**WHAT IS ASKED:**
All lines from the beginning of the listing through the line with "W, H = 973, 327" are to be copied word for word; the pictures are not.
--- STORED DATA ---
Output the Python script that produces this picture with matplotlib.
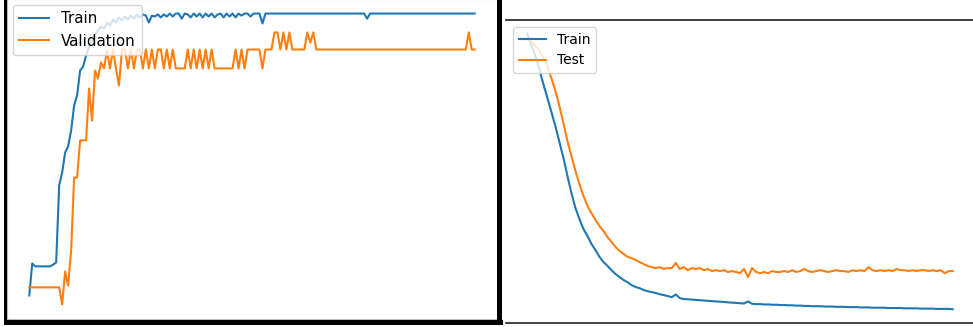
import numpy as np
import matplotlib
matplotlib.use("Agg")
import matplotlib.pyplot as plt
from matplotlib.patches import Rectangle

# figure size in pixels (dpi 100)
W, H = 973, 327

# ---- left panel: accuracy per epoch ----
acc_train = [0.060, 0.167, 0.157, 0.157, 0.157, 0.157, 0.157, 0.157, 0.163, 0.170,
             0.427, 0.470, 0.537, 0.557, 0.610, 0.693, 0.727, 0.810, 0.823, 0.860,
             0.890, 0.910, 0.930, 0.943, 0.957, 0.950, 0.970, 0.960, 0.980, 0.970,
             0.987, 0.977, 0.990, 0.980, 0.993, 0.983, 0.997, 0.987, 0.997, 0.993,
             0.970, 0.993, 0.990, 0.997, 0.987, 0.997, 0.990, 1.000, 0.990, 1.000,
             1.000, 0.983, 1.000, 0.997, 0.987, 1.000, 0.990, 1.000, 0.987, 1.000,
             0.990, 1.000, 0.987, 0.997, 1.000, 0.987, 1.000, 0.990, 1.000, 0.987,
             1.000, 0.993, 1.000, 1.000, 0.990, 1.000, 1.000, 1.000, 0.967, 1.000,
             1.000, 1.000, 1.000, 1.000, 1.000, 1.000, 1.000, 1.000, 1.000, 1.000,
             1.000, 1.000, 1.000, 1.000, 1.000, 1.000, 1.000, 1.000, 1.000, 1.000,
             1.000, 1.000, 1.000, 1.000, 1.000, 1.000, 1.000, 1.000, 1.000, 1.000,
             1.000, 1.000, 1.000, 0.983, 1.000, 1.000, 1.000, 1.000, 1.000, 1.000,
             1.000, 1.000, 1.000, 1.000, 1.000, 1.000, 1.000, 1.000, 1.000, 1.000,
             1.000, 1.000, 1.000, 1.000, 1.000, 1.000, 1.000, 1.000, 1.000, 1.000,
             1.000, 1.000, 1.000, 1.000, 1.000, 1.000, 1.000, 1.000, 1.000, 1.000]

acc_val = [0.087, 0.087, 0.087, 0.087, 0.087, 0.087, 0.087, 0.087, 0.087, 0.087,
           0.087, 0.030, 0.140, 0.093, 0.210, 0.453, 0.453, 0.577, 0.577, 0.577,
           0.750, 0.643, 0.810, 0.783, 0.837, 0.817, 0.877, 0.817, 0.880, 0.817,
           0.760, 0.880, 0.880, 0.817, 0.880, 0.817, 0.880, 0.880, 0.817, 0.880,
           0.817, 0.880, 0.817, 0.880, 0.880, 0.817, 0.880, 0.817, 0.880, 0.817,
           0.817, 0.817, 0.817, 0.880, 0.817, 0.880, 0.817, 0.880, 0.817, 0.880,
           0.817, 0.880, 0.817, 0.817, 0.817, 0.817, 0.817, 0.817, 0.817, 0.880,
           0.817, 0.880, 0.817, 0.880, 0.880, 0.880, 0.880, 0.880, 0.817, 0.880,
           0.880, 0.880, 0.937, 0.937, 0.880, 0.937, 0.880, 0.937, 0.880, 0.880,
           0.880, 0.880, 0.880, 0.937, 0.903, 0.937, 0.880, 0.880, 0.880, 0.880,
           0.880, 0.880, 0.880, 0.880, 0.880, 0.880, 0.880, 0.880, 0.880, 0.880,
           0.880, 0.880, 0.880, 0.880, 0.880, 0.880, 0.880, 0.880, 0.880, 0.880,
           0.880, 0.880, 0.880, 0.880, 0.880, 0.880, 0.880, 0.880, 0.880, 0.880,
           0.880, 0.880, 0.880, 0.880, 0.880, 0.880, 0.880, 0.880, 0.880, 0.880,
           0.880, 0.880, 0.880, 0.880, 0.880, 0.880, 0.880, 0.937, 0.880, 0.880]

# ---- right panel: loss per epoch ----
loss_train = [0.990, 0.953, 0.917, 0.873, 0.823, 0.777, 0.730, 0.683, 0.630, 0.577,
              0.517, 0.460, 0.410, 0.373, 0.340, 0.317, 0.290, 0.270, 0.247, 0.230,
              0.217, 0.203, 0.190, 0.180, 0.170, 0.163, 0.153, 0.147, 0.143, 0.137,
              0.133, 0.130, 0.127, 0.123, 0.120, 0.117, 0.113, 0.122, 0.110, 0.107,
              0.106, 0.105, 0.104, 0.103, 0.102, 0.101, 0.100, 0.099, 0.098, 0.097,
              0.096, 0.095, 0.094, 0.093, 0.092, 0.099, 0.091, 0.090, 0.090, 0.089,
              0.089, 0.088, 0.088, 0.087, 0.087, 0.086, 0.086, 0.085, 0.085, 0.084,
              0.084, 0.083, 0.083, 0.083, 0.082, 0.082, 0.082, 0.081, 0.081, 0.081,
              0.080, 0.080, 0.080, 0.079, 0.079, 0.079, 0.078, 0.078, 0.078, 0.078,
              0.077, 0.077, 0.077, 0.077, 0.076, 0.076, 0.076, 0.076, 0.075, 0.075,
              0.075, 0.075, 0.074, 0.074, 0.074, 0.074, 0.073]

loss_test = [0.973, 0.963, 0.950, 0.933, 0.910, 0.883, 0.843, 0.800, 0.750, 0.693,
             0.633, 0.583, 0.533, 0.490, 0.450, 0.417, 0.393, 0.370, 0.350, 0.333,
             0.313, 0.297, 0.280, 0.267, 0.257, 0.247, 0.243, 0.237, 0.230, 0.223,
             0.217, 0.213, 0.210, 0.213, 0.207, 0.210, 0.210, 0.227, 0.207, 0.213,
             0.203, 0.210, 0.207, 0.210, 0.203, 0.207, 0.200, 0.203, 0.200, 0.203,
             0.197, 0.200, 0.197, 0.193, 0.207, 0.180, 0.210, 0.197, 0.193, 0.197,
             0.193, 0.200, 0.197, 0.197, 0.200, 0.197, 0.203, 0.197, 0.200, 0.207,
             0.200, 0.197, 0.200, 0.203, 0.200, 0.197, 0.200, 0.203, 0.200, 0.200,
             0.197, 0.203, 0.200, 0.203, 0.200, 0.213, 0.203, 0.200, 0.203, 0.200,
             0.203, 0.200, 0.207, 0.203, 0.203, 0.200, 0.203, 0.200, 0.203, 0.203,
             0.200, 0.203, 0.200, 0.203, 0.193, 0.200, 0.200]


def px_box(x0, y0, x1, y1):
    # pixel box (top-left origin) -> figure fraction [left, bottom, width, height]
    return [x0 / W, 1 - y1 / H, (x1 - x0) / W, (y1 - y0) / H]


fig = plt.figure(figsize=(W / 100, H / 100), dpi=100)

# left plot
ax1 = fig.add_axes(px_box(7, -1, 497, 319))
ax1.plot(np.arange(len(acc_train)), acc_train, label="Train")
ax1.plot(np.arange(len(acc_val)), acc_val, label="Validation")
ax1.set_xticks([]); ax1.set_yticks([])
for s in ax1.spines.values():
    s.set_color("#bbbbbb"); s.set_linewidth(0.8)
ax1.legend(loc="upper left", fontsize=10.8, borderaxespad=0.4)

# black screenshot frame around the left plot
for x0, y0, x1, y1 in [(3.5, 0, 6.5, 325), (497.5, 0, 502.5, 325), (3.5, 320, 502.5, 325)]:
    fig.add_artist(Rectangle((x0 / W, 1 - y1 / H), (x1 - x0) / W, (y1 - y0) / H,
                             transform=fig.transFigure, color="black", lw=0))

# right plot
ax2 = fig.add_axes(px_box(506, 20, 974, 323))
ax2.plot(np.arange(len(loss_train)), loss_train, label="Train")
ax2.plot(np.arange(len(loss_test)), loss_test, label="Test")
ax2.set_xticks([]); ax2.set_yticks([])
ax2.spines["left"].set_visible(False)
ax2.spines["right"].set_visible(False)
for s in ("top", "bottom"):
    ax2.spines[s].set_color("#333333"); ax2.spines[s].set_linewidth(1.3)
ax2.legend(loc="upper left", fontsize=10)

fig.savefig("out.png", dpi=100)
---
**RESPONSE FOR THIS EXERCISE:**
Output the Python script that produces this picture with matplotlib.
import numpy as np
import matplotlib
matplotlib.use("Agg")
import matplotlib.pyplot as plt
from matplotlib.patches import Rectangle

# figure size in pixels (dpi 100)
W, H = 973, 327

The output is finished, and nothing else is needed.